En moyenne, Cuisine mode d’emploi reçoit entre 150 et 200 candidatures par session, 50 personnes sont convoquées en entretien et une dizaine sont finalement retenues. « Au départ, nous proposions seulement quelques sessions de cuisine par an, mais très vite nous avons été surpris par le succès rencontré. Nous avons alors décidé de déménager en septembre 2013, toujours dans le 20ème arrondissement, mais dans des locaux plus spacieux pour pouvoir proposer davantage de sessions cuisine, puis nous avons ouvert une session boulangerie, et enfin une formation de service en salle, option sommellerie ». Actuellement, à Paris, il y a 4 sessions en parallèle, soit entre 35 et 40 stagiaires, avec 5 rotations par an. La labellisation obtenue dans le cadre de l’appel à projets national « La France s’engage » en 2014 a donné un beau coup de projecteur à cette initiative.

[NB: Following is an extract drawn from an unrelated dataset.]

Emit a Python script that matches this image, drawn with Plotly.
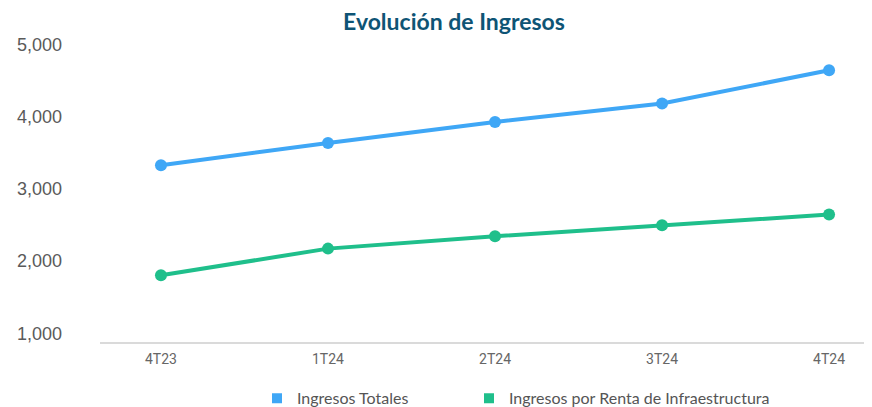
import plotly.graph_objects as go

# ---- data ----
quarters = ["4T23", "1T24", "2T24", "3T24", "4T24"]
ingresos_totales = [3325, 3634, 3925, 4179, 4640]
ingresos_renta = [1803, 2172, 2343, 2495, 2643]
y_ticks = [1000, 2000, 3000, 4000, 5000]
y_tick_text = ["1,000", "2,000", "3,000", "4,000", "5,000"]

series_names = ["Ingresos Totales", "Ingresos por Renta de Infraestructura"]
colors = ["#3FA7F6", "#1FBF8B"]
legend_ids = ["legend", "legend2"]

fig = go.Figure()
for name, vals, col, lg in zip(series_names, [ingresos_totales, ingresos_renta], colors, legend_ids):
    fig.add_trace(go.Scatter(
        x=quarters, y=vals, mode="lines+markers", name=name,
        line=dict(color=col, width=4),
        marker=dict(color=col, size=12),
        showlegend=False, hoverinfo="x+y+name",
    ))
    # legend entry with square swatch
    fig.add_trace(go.Scatter(
        x=[None], y=[None], mode="markers", name=name,
        marker=dict(color=col, size=10, symbol="square"),
        showlegend=True, legend=lg,
    ))

legend_font = dict(family="Lato", size=16, color="#555555")

W, H = 872, 407
fig.update_layout(
    width=W, height=H,
    margin=dict(l=92, r=8, t=29, b=73, autoexpand=False),
    paper_bgcolor="white", plot_bgcolor="white",
    title=dict(
        text="<b>Evolución de Ingresos</b>",
        font=dict(family="Lato", size=23, color="#0E5475"),
        x=446 / W, xanchor="center", y=1 - 13.5 / H, yanchor="middle",
    ),
    xaxis=dict(
        type="category", categoryorder="array", categoryarray=quarters,
        range=[-0.365, 4.257], automargin=False,
        showgrid=False, zeroline=False,
        showline=True, linecolor="#DADADA", linewidth=2,
        ticks="", ticklabelstandoff=3,
        tickfont=dict(family="Roboto", size=14, color="#666666"),
    ),
    yaxis=dict(
        range=[880, 5100], automargin=False,
        tickvals=y_ticks, ticktext=y_tick_text,
        showgrid=False, zeroline=False, showline=False,
        ticks="", ticklabelstandoff=37,
        tickfont=dict(family="Liberation Sans", size=18, color="#5A5A5A"),
    ),
    legend=dict(
        orientation="h", x=(249 - 92) / 772, xanchor="left", y=-0.1846, yanchor="middle",
        font=legend_font, bgcolor="rgba(0,0,0,0)",
    ),
    legend2=dict(
        orientation="h", x=(461 - 92) / 772, xanchor="left", y=-0.1846, yanchor="middle",
        font=legend_font, bgcolor="rgba(0,0,0,0)",
    ),
)

fig.write_html("out.html")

Ensuite, Thierry Marx a décidé d’essaimer le concept en province, lorsqu’il sentait qu’il y avait des débouchés et une vraie volonté des élus et des professionnels. Une antenne a ainsi été créée à Villeneuve-Loubet (près de Nice) en janvier 2016 et une autre à Besançon, inaugurée en avril 2016 sur l’ancien site de Lip. Marseille devrait voir son école ouvrir en novembre. Pour l’Euro 2016, des sessions éphémères avaient été lancées dans les dix villes hôtes. « D’ici 2 à 3 ans, nous espérons avoir plus de 10 écoles opérationnelles, 3 ou 4 supplémentaires en Ile-de-France et d’autres en province (Dijon, Toulouse, Lyon, …) » indique Véronique Carrion.